2. Islamic Banking Alternatives

Islamic banks offer a range of deposit products that do not involve the payment or receipt of interest. These products are structured around profit-sharing principles, including Mudarabah and Musharakah:

  • Mudarabah: In a Mudarabah agreement, the depositor provides capital, while the bank acts as the manager of the funds. The profits from the investment are shared according to a pre-agreed ratio, but the depositor bears the risk of financial loss. If the investment results in a loss, the depositor loses their capital, while the bank loses its management fee.

  • Musharakah: In a Musharakah agreement, both the depositor and the bank contribute capital to a joint venture. The profits are shared according to a pre-agreed ratio, and any losses are borne in proportion to the amount of capital contributed by each party.

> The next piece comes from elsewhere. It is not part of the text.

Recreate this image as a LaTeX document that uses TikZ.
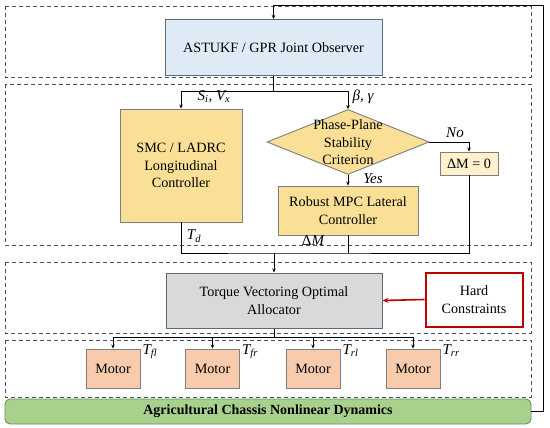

3. Sharia-Compliant Investment Accounts

Some Islamic financial institutions offer special investment accounts where depositors can invest in Sharia-compliant securities and funds. These accounts are designed to generate returns that comply with Islamic principles, ensuring that no involvement with interest-based transactions occurs. These types of accounts are suitable for Muslims who wish to invest in ways that align with their faith.

Conclusion

Bank deposits serve as essential financial tools that provide security, liquidity, and economic growth. While conventional deposits often involve interest, Islamic finance offers alternatives that align with religious principles, such as profit-sharing and ethical investment strategies. For Muslims, navigating the financial system requires careful consideration of both the potential returns and the religious and ethical implications of their investments. Islamic banking continues to grow, offering a range of financial products that provide a way for Muslims to participate in the global economy without violating their faith.